Work instructions:
Show each line that has the string "code" in it.

-- begin Stored rows --

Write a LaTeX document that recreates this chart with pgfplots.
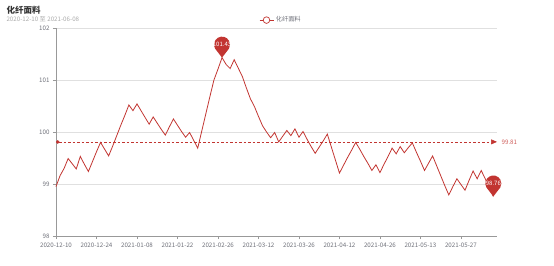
\documentclass[border=0pt]{standalone}
\usepackage{pgfplots}
\pgfplotsset{compat=1.18}
\usepackage{pgfplotstable}
\usepackage{fontspec}
\setmainfont{Noto Sans CJK SC}
\usetikzlibrary{arrows.meta}
\definecolor{lc}{HTML}{C23531}
\definecolor{axc}{HTML}{999999}
\definecolor{tlc}{HTML}{6E7079}
\definecolor{gridc}{HTML}{E0E0E0}
\definecolor{titlec}{HTML}{333333}
\definecolor{subc}{HTML}{AAAAAA}

\pgfdeclareplotmark{pin}{%
  \pgfpathmoveto{\pgfpointorigin}%
  \pgfpathlineto{\pgfpoint{-6.93pt}{9pt}}%
  \pgfpatharc{210}{-30}{8pt}%
  \pgfpathclose
  \pgfusepathqfill}

\pgfplotstableread{
x y
0 98.95
1 99.16
2 99.30
3 99.49
4 99.39
5 99.29
6 99.53
7 99.38
8 99.24
9 99.43
10 99.62
11 99.80
12 99.67
13 99.54
14 99.73
15 99.93
16 100.13
17 100.32
18 100.52
19 100.41
20 100.54
21 100.41
22 100.28
23 100.15
24 100.29
25 100.17
26 100.05
27 99.94
28 100.10
29 100.25
30 100.13
31 100.01
32 99.90
33 99.99
34 99.84
35 99.69
36 100.02
37 100.35
38 100.68
39 101.00
40 101.21
41 101.43
42 101.30
43 101.22
44 101.39
45 101.23
46 101.07
47 100.85
48 100.64
49 100.49
50 100.30
51 100.12
52 100.00
53 99.89
54 99.99
55 99.81
56 99.92
57 100.03
58 99.93
59 100.06
60 99.90
61 100.01
62 99.86
63 99.72
64 99.59
65 99.71
66 99.83
67 99.96
68 99.71
69 99.46
70 99.21
71 99.36
72 99.51
73 99.65
74 99.80
75 99.67
76 99.53
77 99.40
78 99.26
79 99.37
80 99.22
81 99.38
82 99.53
83 99.69
84 99.58
85 99.72
86 99.60
87 99.70
88 99.79
89 99.61
90 99.44
91 99.26
92 99.40
93 99.54
94 99.35
95 99.16
96 98.97
97 98.79
98 98.95
99 99.10
100 98.99
101 98.88
102 99.07
103 99.25
104 99.10
105 99.26
106 99.10
107 98.93
108 98.76
}\data

\begin{document}
\begin{tikzpicture}
\useasboundingbox (-56pt,-29pt) rectangle (498pt,236pt);
\begin{axis}[
  at={(0pt,0pt)}, anchor=south west,
  scale only axis, width=441pt, height=208pt,
  xmin=0, xmax=108.9, ymin=98, ymax=102,
  axis lines=left,
  axis line style={-, color=axc, line width=0.7pt},
  xtick={0,10,...,100},
  xticklabels={2020-12-10,2020-12-24,2021-01-08,2021-01-22,2021-02-26,2021-03-12,2021-03-26,2021-04-12,2021-04-26,2021-05-13,2021-05-27},
  ytick={98,99,100,101,102},
  yticklabels={98,99,100,101,102},
  ymajorgrids,
  grid style={color=gridc, line width=0.6pt},
  tick align=outside,
  major tick length=3pt,
  tick style={color=axc, line width=0.6pt},
  ticklabel style={font=\fontsize{6.2}{7}\selectfont, text=tlc},
  /pgf/number format/assume math mode=true,
  clip=false,
  legend style={at={(0.51,1.038)}, anchor=center, draw=none, fill=none,
    font=\fontsize{6.2}{7}\selectfont, text=tlc, inner sep=0pt},
]
\addplot[color=lc, line width=0.8pt, mark=none,
  legend image code/.code={%
    \draw[lc, line width=0.7pt] (0pt,0pt) -- (14pt,0pt);
    \draw[lc, fill=white, line width=0.7pt] (7pt,0pt) circle (3.3pt);}]
  table[x=x, y=y]{\data};
\addlegendentry{化纤面料}
\addplot[color=lc, line width=0.6pt, dash pattern=on 2.5pt off 2pt,
  {Circle[length=3.5pt]}-{Triangle[length=6pt, width=5pt]}, forget plot]
  coordinates {(0,99.81) (108.9,99.81)}
  node[pos=1, anchor=west, text=lc!80, font=\fontsize{6.2}{7}\selectfont, xshift=1pt] {99.81};
\addplot[only marks, mark=pin, color=lc, forget plot,
  point meta=explicit symbolic,
  nodes near coords,
  every node near coord/.append style={anchor=center, yshift=13pt, inner sep=0pt,
    text=white, font=\fontsize{6}{7}\selectfont}]
  coordinates {(41,101.43) [101.43] (108,98.76) [98.76]};
\end{axis}
\node[anchor=west, font=\bfseries\fontsize{8.5}{10}\selectfont, text=titlec] at (-53pt,226pt) {化纤面料};
\node[anchor=west, font=\fontsize{6.2}{7}\selectfont, text=subc] at (-53pt,217pt) {2020-12-10 至 2021-06-08};
\end{tikzpicture}
\end{document}
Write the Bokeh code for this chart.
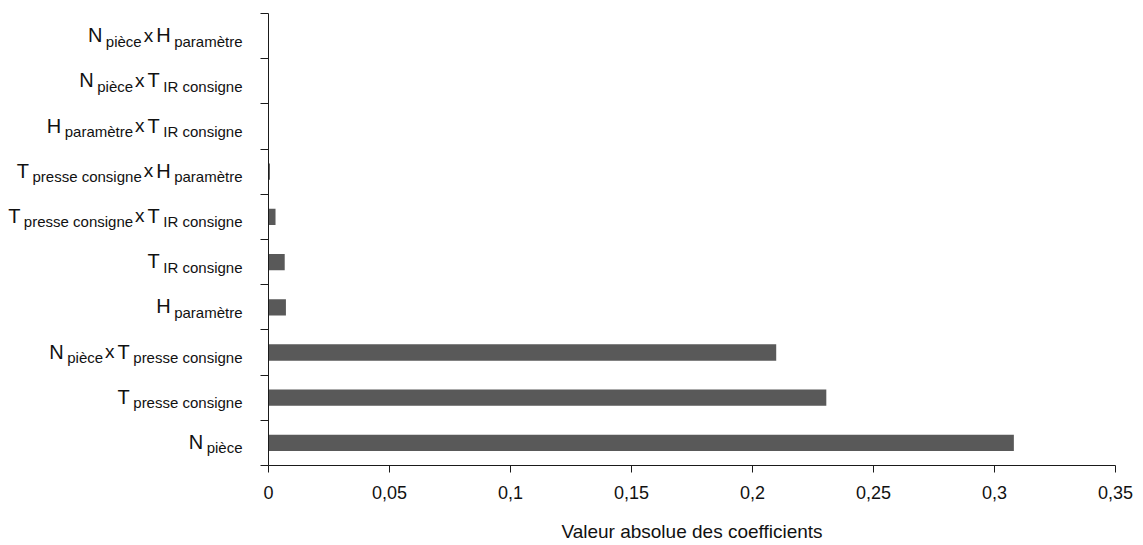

-- end Stored rows --

Result below:
  legend image code/.code={%
Write the Bokeh code for this chart.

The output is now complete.